İnanın sayamayacağım kadar fazla ancak biri var ki her hatırladığımda beni çok başka yerlere götürür. Lösemi hastası bir oğlumuzun odasını yapmıştık. Biz odayı kendisine teslim etmek için hazırlanırken, onu kaybettiğimizi öğrendik ve ertesi gün ev teslimine değil cenazesine gittik. Oğlumuzun babası “Selim Bey, sizin yerinize oğlumuza odayı biz teslim ettik. Onun cansız bedenini yatağına koyduktan sonra cenazesini kaldırdık” demişti. Hiç unutamadığım bir gündü.
YILLARIN TECRÜBESİ KİTAPLAŞIYOR
Program dışında başka projeleriniz var mı?
Elbette. ‘Evimizdeki Şifreler’ adlı bir kitap yazıyorum. Kitabımda; bugüne kadar gittiğim tüm ailelerle yaşadığım mimari tecrübeleri paylaşacağım. Böylece insanların kullandığı renklerin, ürün seçimlerinin doğru olması için hem kendilerini tanımalarına hem de daha doğru mekânlar yapmalarına yardımcı olacağım.
Anne Isra: Allah Türklerden razı olsun
Isra Hanım, siz burada nasıl zorluklar yaşadınız?
Çocuklarımla burada tek başıma yaşam mücadelesi veriyorum. Yiyecek, sağlık, barınma şartlarımız oldukça zorlu… Yaşadığımız yer zaten çok kötü. Sobayı bile yakamıyordum, sürekli tütüyordu. O yüzden çocuklarım sürekli hasta oluyor. Neredeyse Türkçe hiç konuşamıyorum ama anlıyorum.
Komşularınızla olan iletişiminizi nasıl kuruyorsunuz?
Türk insanları gerçekten çok yardımsever ve çok iyi. Komşularımızda sağ olsunlar bize hep yardımcı oluyor. Türkçe bilmesem de bir şekilde anlaşmaya çalışıyorum. Küçük çocuklarım olduğu için işe de giremiyorum. Burada insanlar bazen erzak veriyor, çocuklarıma giyecek kıyafet veriyor, akşam pişirdikleri yemeklerden bize de getiriyor. Çocuklarımla birlikte bir şekilde geçinmeye çalışıyoruz. Bazen sadece çay ve ekmek yiyoruz.

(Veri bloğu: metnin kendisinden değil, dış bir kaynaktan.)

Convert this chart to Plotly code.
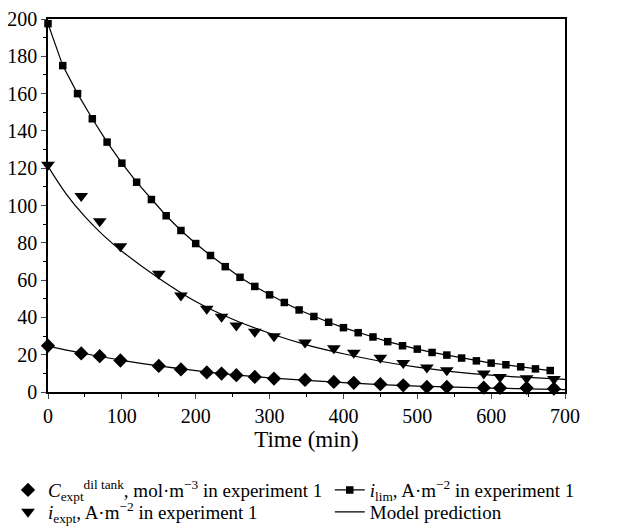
import plotly.graph_objects as go

# i_lim data (squares)
t_lim = [0, 20, 40, 60, 80, 100, 120, 140, 160, 180, 200, 220, 240, 260, 280, 300, 320,
         340, 360, 380, 400, 420, 440, 460, 480, 500, 520, 540, 560, 580, 600, 620, 640, 660, 680]
i_lim = [197.5, 175, 160, 146.5, 134, 122.7, 112.5, 103.2, 94.5, 86.6, 79.6, 73.2, 67.2, 61.5,
         56.6, 52.1, 48, 44, 40.5, 37.4, 34.5, 31.8, 29.5, 27, 24.8, 23, 21.2, 19.8, 18.2, 16.7,
         15.5, 14.6, 13.5, 12.4, 11.5]

# experiment time points
t_exp = [0, 45, 70, 98, 150, 180, 215, 235, 255, 280, 306, 348, 387, 414, 450, 481, 513, 540,
         590, 612, 648, 685]
i_expt = [121.8, 105.1, 91.6, 78.2, 63.4, 51.8, 44.6, 40.4, 35.6, 32.3, 29.9, 26.5, 23.4, 21,
          18.3, 15.6, 13.1, 11.7, 9.9, 8.1, 7.4, 7]
c_expt = [24.8, 20.7, 19.2, 16.9, 14, 12.1, 10.5, 9.9, 9, 8.1, 7.2, 6.5, 5.4, 4.9, 4.2, 3.6,
          2.7, 2.7, 2.3, 2.2, 2.2, 1.8]

# model curves
t_mod = [0, 25, 50, 75, 100, 150, 200, 250, 300, 350, 400, 450, 500, 550, 600, 650, 700]
i_mod = [121, 106, 94, 84, 75.5, 61, 48.5, 39, 31.5, 25.3, 20.5, 16.5, 13.3, 10.8, 9, 7.8, 6.8]
c_mod = [24.6, 22.5, 20.5, 18.7, 17, 14, 11.5, 9.3, 7.6, 6.2, 5, 4, 3.2, 2.6, 2.1, 1.7, 1.3]

FONT = "Liberation Serif"

fig = go.Figure()
fig.add_trace(go.Scatter(
    x=t_exp, y=c_expt, mode="markers", cliponaxis=False, legend="legend",
    marker=dict(symbol="diamond", size=11, color="black"),
    name="<i>C</i><sub>expt</sub><sup>dil tank</sup>, mol·m<sup>−3</sup> in experiment 1"))
fig.add_trace(go.Scatter(
    x=t_lim, y=i_lim, mode="lines+markers", cliponaxis=False, legend="legend2",
    line=dict(color="black", width=1.2),
    marker=dict(symbol="square", size=7.5, color="black"),
    name="<i>i</i><sub>lim</sub>, A·m<sup>−2</sup> in experiment 1"))
fig.add_trace(go.Scatter(
    x=t_exp, y=i_expt, mode="markers", cliponaxis=False, legend="legend3",
    marker=dict(symbol="triangle-down", size=12, color="black"),
    name="<i>i</i><sub>expt</sub>, A·m<sup>−2</sup> in experiment 1"))
fig.add_trace(go.Scatter(
    x=t_mod, y=i_mod, mode="lines", legend="legend4",
    line=dict(color="black", width=1.2, shape="spline"),
    name="Model prediction"))
fig.add_trace(go.Scatter(
    x=t_mod, y=c_mod, mode="lines", line=dict(color="black", width=1.2, shape="spline"),
    showlegend=False))

leg_common = dict(orientation="v", xref="paper", yref="container",
                  xanchor="left", yanchor="top", tracegroupgap=0, itemwidth=30,
                  font=dict(family=FONT, size=19, color="black"),
                  bgcolor="rgba(0,0,0,0)")

X_COL1, X_COL2 = -0.0774, 0.545
Y_ROW1, Y_ROW2 = 0.123, 0.0815

fig.update_layout(
    width=626, height=528,
    margin=dict(l=40, r=69, t=11, b=144),
    paper_bgcolor="white", plot_bgcolor="white",
    font=dict(family=FONT, size=20, color="black"),
    showlegend=True,
    legend=dict(x=X_COL1, y=Y_ROW1, **leg_common),
    legend2=dict(x=X_COL2, y=Y_ROW1, **leg_common),
    legend3=dict(x=X_COL1, y=Y_ROW2, **leg_common),
    legend4=dict(x=X_COL2, y=Y_ROW2, **leg_common),
)
fig.update_xaxes(range=[0, 700], dtick=100, ticks="outside", ticklen=5, tickwidth=1,
                 tickfont=dict(family=FONT, size=20), automargin=False,
                 showline=True, linecolor="black", linewidth=1.5, mirror=True,
                 showgrid=False, zeroline=False,
                 minor=dict(dtick=50, ticks="outside", ticklen=3, tickcolor="black"),
                 title=dict(text="Time (min)", font=dict(family=FONT, size=23), standoff=5))
fig.update_yaxes(range=[0, 200], dtick=20, ticks="outside", ticklen=5, tickwidth=1,
                 tickfont=dict(family=FONT, size=20), automargin=False,
                 showline=True, linecolor="black", linewidth=1.5, mirror=True,
                 showgrid=False, zeroline=False,
                 minor=dict(dtick=10, ticks="outside", ticklen=3, tickcolor="black"))

fig.write_html("out.html")
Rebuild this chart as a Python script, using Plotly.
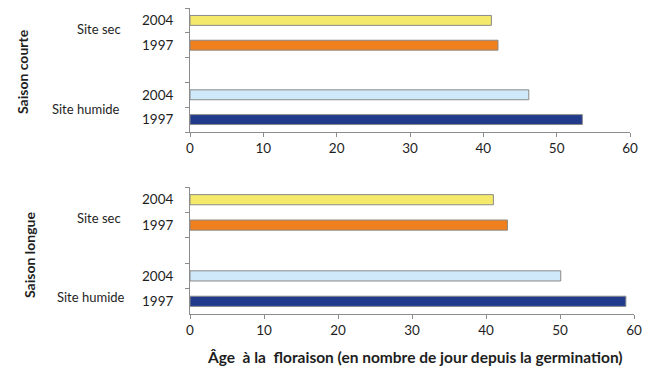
import plotly.graph_objects as go

# ---- data ----
sites = ["Site sec", "Site sec", "Site humide", "Site humide"]
years = ["2004", "1997", "2004", "1997"]
saison_courte = [41.1, 42.0, 46.2, 53.5]
saison_longue = [41.0, 42.9, 50.1, 58.9]
bar_colors = ["#F4E96A", "#F0801E", "#CFE9FA", "#213A8C"]
panel_titles = ["Saison courte", "Saison longue"]
x_title = "Âge  à la  floraison (en nombre de jour depuis la germination)"
x_ticks = [0, 10, 20, 30, 40, 50, 60]

# page has an 8px body margin, so the figure is 8px smaller and offset
OFF = 8
W, H = 669 - OFF, 368 - OFF
def fx(p):
    return (p - OFF) / W
def fy(p):
    return 1 - (p - OFF) / H

keys = [f"{s} {y}" for s, y in zip(sites, years)]
cat_order = ["Site humide 1997", "Site humide 2004", "gap", "Site sec 1997", "Site sec 2004"]
tick_text = ["1997", "2004", "", "1997", "2004"]

FONT = "Lato"
TXT = "#1e1e1e"
GRID = "#8c8c8c"

fig = go.Figure()
for i, vals in enumerate([saison_courte, saison_longue]):
    sfx = "" if i == 0 else "2"
    fig.add_trace(go.Bar(
        x=vals, y=keys, orientation="h", width=0.4,
        marker=dict(color=bar_colors, line=dict(color="#8a8a8a", width=1)),
        xaxis="x" + sfx, yaxis="y" + sfx, showlegend=False,
        hoverinfo="x",
    ))

xdom = [[fx(190), fx(630)], [fx(190), fx(634)]]
ydom = [[fy(132), min(1.0, fy(5))], [fy(314), fy(187)]]
for i in range(2):
    sfx = "" if i == 0 else "2"
    fig.update_layout(**{
        "xaxis" + sfx: dict(
            domain=xdom[i], anchor="y" + sfx, range=[0, 60], tickvals=x_ticks,
            showgrid=False, zeroline=False, showline=True, linecolor=GRID,
            ticks="outside", ticklen=4, tickcolor=GRID, automargin=False,
            tickfont=dict(family=FONT, size=13.5, color=TXT), fixedrange=True,
        ),
        "yaxis" + sfx: dict(
            domain=ydom[i], anchor="x" + sfx, type="category",
            categoryorder="array", categoryarray=cat_order, range=[-0.5, 4.5],
            tickvals=cat_order, ticktext=tick_text, tickson="boundaries",
            showgrid=False, zeroline=False, showline=True, linecolor=GRID,
            ticks="outside", ticklen=4, tickcolor=GRID, automargin=False,
            ticklabelstandoff=13,
            tickfont=dict(family=FONT, size=13.5, color=TXT), fixedrange=True,
        ),
    })

def note(x, y, text, size, angle=0):
    return dict(x=fx(x), y=fy(y), xref="paper", yref="paper", text=text,
                xanchor="center", yanchor="middle", textangle=angle,
                showarrow=False, font=dict(family=FONT, size=size, color=TXT))

ann = []
site_pos = [
    (99, 29, "Site sec"), (86, 109, "Site humide"),
    (99, 218, "Site sec"), (91, 297, "Site humide"),
]
for x, y, t in site_pos:
    ann.append(note(x, y, t, 13))
ann.append(note(22, 72, "<b>" + panel_titles[0] + "</b>", 14, -90))
ann.append(note(29, 255, "<b>" + panel_titles[1] + "</b>", 14, -90))
ann.append(note(415, 357, "<b>" + x_title + "</b>", 15.5))

fig.update_layout(
    width=W, height=H, margin=dict(l=0, r=0, t=0, b=0, autoexpand=False),
    paper_bgcolor="white", plot_bgcolor="white", annotations=ann,
    bargap=0.6,
)
fig.write_html("out.html", config={"displayModeBar": False})
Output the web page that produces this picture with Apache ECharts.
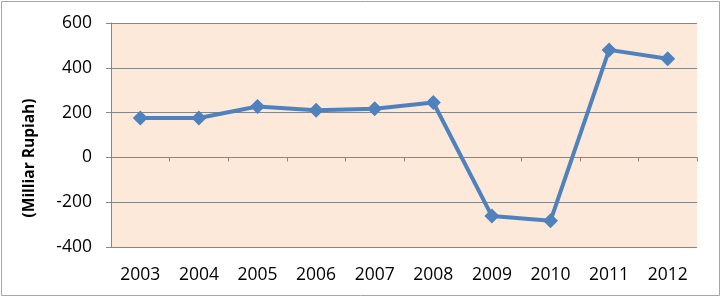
<!DOCTYPE html>
<html>
<head>
<meta charset="utf-8">
<script src="https://cdn.jsdelivr.net/npm/echarts@6/dist/echarts.min.js"></script>
<style>html,body{margin:0;padding:0;background:#fff}#c{width:725px;height:298px}</style>
</head>
<body>
<div id="c"></div>
<script>
const years = ['2003','2004','2005','2006','2007','2008','2009','2010','2011','2012'];
const values = [176, 176, 227, 210, 217, 245, -262, -283, 480, 440];
const yTicks = [-400, -200, 0, 200, 400, 600];
const yTitle = '(Milliar Rupiah)';

const chart = echarts.init(document.getElementById('c'), null, {renderer: 'canvas'});
const font = 'Open Sans, Lato, sans-serif';
chart.setOption({
  animation: false,
  graphic: [{
    type: 'rect', shape: {x: 1.5, y: 1.5, width: 718, height: 294},
    style: {fill: 'none', stroke: '#a6a6a6', lineWidth: 1}, silent: true, z: -10
  }, {
    type: 'text', x: 30, y: 158, rotation: Math.PI / 2,
    style: {text: yTitle, fill: '#000', font: 'bold 15.5px Open Sans, sans-serif',
            align: 'center', verticalAlign: 'middle'},
    silent: true
  }],
  grid: {left: 111, right: 28, top: 23, bottom: 51, show: true, backgroundColor: '#fde9d9', borderWidth: 0},
  xAxis: [{
    type: 'category', data: years, boundaryGap: true, position: 'bottom',
    axisLine: {show: false, onZero: false}, axisTick: {show: false},
    axisLabel: {color: '#000', fontFamily: font, fontSize: 17.5, margin: 19}
  }, {
    type: 'category', data: years, boundaryGap: true, position: 'bottom',
    axisLine: {show: true, onZero: true, lineStyle: {color: '#868686', width: 1}},
    axisTick: {show: true, length: 4, inside: false, lineStyle: {color: '#868686'}},
    axisLabel: {show: false}
  }],
  yAxis: {
    type: 'value', min: yTicks[0], max: yTicks[yTicks.length - 1], interval: 200,
    axisLine: {show: true, lineStyle: {color: '#868686'}},
    axisTick: {show: true, length: 5, lineStyle: {color: '#868686'}},
    axisLabel: {color: '#000', fontFamily: font, fontSize: 17.5, margin: 19},
    splitLine: {show: true, lineStyle: {color: '#868686', width: 1}}
  },
  series: [{
    type: 'line', data: values, xAxisIndex: 0,
    symbol: 'diamond', symbolSize: 15,
    lineStyle: {color: '#4f81bd', width: 4},
    itemStyle: {color: '#4f81bd'}
  }]
});
</script>
</body>
</html>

Selim Bey sizi hayalinizdeki eve kavuşturdu. Neler hissediyorsunuz?
Benim tek istediğim çocuklarımın sağlıklı olması. Onlar sağlıklı olsun, karınları doysun, üşümesin bana yeter. Güle Güle Oturun programı da İstanbul’dan bizim için geldi. Çok mutlu oldum. Bu kadar zor durumdayken bizlere yardım eli uzattılar. Çocuklarımla başımızı sokacağımız sıcacık bir yuva hazırladılar. Allah hepsinden razı olsun.